慢性椎間板性腰痛症で苦しむ患者に対しては、現在内服・外用薬治療など対処療法が主に行われている。AMG0103は単回投与で長期間の効果持続が見込まれるため、患者のQOL向上にも貢献する。開発に成功すれば、慢性椎間板性腰痛症に使用される世界初の核酸医薬品となる可能性があり、2026年前半にも発表される臨床試験の結果が注目される。


新型コロナウイルス感染症及びARDS治療薬「AV-001」は前期第2相臨床試験の2024年内の終了及び2025年のライセンスアウトを目指す

4. 新型コロナウイルス感染症及びARDS治療薬(Tie2受容体アゴニスト)
カナダのVasomuneとの共同開発品である「AV-001」(Tie2受容体アゴニスト)※は、2018年より全世界を対象に急性呼吸不全など血管の不全を原因とする疾患の治療薬として共同開発を進めてきたが、中等度から重度の新型コロナウイルス感染症肺炎患者向けの治療薬としても効果があるとみて、2022年1月より米国で前期第2相臨床試験を実施している。
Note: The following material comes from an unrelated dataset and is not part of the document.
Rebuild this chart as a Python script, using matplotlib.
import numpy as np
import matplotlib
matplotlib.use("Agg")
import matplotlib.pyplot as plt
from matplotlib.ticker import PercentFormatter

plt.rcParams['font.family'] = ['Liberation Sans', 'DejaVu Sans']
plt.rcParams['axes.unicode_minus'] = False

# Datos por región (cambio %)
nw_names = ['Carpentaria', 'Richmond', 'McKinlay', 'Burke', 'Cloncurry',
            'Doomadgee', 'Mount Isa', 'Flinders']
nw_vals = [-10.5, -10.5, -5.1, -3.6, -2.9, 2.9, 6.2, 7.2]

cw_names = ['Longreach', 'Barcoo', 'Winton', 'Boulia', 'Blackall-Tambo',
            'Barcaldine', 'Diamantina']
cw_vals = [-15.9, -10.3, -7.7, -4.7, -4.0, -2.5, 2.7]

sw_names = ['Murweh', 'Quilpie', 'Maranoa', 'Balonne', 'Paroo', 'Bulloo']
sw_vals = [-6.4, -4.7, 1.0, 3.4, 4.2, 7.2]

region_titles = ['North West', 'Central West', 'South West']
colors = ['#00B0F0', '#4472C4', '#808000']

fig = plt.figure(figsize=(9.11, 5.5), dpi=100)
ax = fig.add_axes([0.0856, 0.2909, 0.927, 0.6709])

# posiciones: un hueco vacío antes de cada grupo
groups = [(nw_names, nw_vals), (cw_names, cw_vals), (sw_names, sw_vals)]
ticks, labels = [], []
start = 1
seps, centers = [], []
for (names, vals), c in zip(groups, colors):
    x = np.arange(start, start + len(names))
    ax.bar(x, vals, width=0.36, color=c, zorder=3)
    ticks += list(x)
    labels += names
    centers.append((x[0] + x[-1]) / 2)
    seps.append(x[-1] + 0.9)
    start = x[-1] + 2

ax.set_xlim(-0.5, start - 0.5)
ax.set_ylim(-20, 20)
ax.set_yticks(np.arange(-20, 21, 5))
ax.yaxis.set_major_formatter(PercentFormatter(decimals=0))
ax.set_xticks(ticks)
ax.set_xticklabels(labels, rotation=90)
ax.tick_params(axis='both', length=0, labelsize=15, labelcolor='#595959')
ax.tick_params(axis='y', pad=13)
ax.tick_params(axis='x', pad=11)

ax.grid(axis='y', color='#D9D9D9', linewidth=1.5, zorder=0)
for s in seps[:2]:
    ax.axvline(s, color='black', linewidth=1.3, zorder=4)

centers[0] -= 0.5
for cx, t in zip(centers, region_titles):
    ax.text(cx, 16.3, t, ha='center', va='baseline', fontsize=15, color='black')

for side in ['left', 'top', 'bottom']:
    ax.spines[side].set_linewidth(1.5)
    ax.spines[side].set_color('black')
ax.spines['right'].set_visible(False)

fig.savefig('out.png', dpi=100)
ただ、新型コロナウイルス感染症の変異株では重篤な肺炎を発症する感染者が急減したことから、現在は対象疾患をインフルエンザ等のウイルス性及び細菌性肺炎を含むARDSに拡大し(FDA承認済み)、目標症例数も当初予定の約120例から約60例に縮小したうえで臨床試験を進めている。60名を投与量で3群に分け、「AV-001」と標準治療薬またはプラセボと標準治療薬のいずれか投与し、安全性及び忍容性と有効性を評価する。

※ 同社は2018年7月にVasomuneと、急性呼吸不全など血管の不全を原因とする疾患を対象とした「AV-001」の全世界を対象とした共同開発契約を締結した。開発費用と将来の収益を折半し、また、同社がVasomuneに対して契約一時金及び開発の進捗に応じたマイルストーンを支払う契約となっている。ARDSの患者数は米国だけで26万人いる。
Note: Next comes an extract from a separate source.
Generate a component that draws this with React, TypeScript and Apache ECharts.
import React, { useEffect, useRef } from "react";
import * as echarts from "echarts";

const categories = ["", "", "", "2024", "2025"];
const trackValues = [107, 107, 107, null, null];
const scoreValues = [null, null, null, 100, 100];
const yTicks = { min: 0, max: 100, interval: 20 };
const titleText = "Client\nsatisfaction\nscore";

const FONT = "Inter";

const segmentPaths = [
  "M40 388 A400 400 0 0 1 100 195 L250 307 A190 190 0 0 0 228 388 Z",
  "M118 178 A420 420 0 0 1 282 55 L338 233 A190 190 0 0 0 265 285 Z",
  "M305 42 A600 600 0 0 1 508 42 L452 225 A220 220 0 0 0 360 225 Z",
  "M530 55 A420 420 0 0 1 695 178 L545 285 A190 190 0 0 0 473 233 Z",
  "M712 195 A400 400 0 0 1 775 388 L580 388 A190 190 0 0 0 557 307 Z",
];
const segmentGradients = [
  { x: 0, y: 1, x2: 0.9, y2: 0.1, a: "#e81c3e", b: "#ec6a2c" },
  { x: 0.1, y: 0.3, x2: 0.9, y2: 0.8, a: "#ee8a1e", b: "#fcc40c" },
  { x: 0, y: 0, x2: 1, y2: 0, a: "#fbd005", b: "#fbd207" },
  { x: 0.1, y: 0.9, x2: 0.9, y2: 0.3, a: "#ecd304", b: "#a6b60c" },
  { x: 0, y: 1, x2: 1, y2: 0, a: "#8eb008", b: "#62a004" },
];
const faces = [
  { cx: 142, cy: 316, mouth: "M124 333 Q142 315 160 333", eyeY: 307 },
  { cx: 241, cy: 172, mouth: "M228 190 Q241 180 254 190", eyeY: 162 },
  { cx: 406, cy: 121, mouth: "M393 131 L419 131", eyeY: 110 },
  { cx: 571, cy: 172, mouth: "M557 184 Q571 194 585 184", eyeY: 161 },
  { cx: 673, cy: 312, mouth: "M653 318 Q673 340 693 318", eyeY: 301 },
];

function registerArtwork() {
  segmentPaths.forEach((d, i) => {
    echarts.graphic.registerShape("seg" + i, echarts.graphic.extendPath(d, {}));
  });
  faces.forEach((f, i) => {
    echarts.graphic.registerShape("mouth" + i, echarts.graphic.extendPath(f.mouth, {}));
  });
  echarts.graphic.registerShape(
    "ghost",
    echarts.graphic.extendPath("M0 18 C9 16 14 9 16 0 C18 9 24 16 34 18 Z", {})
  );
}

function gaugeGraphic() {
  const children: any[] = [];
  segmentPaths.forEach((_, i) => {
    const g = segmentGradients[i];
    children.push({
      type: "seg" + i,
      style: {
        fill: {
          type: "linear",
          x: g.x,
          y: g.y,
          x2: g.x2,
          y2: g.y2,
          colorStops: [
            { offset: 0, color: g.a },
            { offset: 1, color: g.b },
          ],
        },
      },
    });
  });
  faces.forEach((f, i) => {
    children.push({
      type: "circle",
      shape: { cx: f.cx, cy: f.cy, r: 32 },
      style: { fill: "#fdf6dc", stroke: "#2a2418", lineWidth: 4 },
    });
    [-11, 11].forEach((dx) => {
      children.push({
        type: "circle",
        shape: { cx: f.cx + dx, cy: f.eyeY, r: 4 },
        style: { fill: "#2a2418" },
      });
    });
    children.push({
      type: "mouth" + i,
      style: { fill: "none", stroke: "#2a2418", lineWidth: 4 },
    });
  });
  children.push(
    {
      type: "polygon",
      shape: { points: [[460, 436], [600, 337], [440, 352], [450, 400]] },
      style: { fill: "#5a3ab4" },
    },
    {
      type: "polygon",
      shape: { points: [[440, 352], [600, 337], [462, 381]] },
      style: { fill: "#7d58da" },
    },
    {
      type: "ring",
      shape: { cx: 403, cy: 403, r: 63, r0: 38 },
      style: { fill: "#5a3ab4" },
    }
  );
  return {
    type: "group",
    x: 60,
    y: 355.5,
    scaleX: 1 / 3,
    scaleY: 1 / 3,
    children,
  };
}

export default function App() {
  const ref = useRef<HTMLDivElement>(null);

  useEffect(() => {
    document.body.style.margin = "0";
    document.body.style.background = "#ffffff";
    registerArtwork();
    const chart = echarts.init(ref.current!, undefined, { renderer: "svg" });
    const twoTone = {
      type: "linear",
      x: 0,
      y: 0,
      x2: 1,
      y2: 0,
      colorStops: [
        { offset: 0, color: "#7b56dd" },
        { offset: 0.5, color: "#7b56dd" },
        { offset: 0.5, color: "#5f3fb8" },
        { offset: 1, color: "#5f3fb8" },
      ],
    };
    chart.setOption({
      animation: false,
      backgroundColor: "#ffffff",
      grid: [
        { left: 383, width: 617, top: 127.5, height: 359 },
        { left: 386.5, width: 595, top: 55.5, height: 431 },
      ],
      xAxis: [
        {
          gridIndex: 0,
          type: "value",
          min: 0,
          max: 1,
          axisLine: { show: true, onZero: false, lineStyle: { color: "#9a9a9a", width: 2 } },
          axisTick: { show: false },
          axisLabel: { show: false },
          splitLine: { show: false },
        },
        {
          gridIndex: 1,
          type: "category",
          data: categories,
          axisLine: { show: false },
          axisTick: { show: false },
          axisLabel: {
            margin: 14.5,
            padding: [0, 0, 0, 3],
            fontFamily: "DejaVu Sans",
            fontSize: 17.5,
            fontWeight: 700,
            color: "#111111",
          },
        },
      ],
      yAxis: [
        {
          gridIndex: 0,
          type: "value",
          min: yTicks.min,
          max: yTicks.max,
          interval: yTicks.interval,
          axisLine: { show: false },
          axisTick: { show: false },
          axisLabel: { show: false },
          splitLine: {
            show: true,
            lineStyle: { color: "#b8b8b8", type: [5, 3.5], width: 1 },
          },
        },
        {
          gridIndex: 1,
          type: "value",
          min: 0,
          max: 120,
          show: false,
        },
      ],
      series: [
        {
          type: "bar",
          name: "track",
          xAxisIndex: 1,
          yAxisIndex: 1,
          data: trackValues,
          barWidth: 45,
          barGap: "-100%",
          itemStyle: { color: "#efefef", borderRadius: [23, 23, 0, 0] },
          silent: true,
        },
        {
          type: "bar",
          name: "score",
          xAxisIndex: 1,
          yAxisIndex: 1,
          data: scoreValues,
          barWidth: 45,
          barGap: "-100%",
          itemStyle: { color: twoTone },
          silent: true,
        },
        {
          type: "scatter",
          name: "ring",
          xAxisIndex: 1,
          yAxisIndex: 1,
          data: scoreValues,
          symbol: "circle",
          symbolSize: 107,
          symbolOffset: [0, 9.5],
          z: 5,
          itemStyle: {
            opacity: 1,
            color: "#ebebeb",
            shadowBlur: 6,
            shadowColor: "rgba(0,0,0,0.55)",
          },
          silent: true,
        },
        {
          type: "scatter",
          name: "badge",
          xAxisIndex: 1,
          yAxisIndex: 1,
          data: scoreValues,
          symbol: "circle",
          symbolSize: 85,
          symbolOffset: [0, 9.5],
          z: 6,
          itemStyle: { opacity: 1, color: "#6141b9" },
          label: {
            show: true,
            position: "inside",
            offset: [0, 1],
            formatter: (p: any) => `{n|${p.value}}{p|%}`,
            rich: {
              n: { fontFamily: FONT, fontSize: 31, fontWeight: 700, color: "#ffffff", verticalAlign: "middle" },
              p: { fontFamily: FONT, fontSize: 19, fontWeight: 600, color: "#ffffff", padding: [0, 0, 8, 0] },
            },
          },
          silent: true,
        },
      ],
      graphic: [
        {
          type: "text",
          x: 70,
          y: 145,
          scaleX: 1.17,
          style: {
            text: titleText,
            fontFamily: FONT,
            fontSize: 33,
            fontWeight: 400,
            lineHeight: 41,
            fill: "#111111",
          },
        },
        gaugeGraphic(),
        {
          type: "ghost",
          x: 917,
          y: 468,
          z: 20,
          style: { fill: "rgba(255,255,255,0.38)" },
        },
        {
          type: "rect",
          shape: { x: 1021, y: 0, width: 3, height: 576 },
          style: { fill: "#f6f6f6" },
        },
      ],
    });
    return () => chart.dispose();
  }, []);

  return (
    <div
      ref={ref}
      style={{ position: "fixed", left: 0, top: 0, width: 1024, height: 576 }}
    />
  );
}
2024年8月時点でコホート2の被験者登録が完了しており、問題が無ければコホート3に進む予定である。目標としては2024年内に臨床試験を完了し、良好な結果が得られればライセンスアウトする意向だ。臨床試験完了時期が2025年前半にずれ込む場合もあるが、ライセンスアウトする候補先企業へのプレゼンテーションも開始しており、臨床試験の結果が良好であれば2025年内にも導出が決まる可能性がある。なお、「AV-001」の開発にあたっては米国及びカナダの政府関係機関からVasomuneが助成金を獲得しており、開発費負担分に応じて同社もVasomuneから助成金の一部を受領している。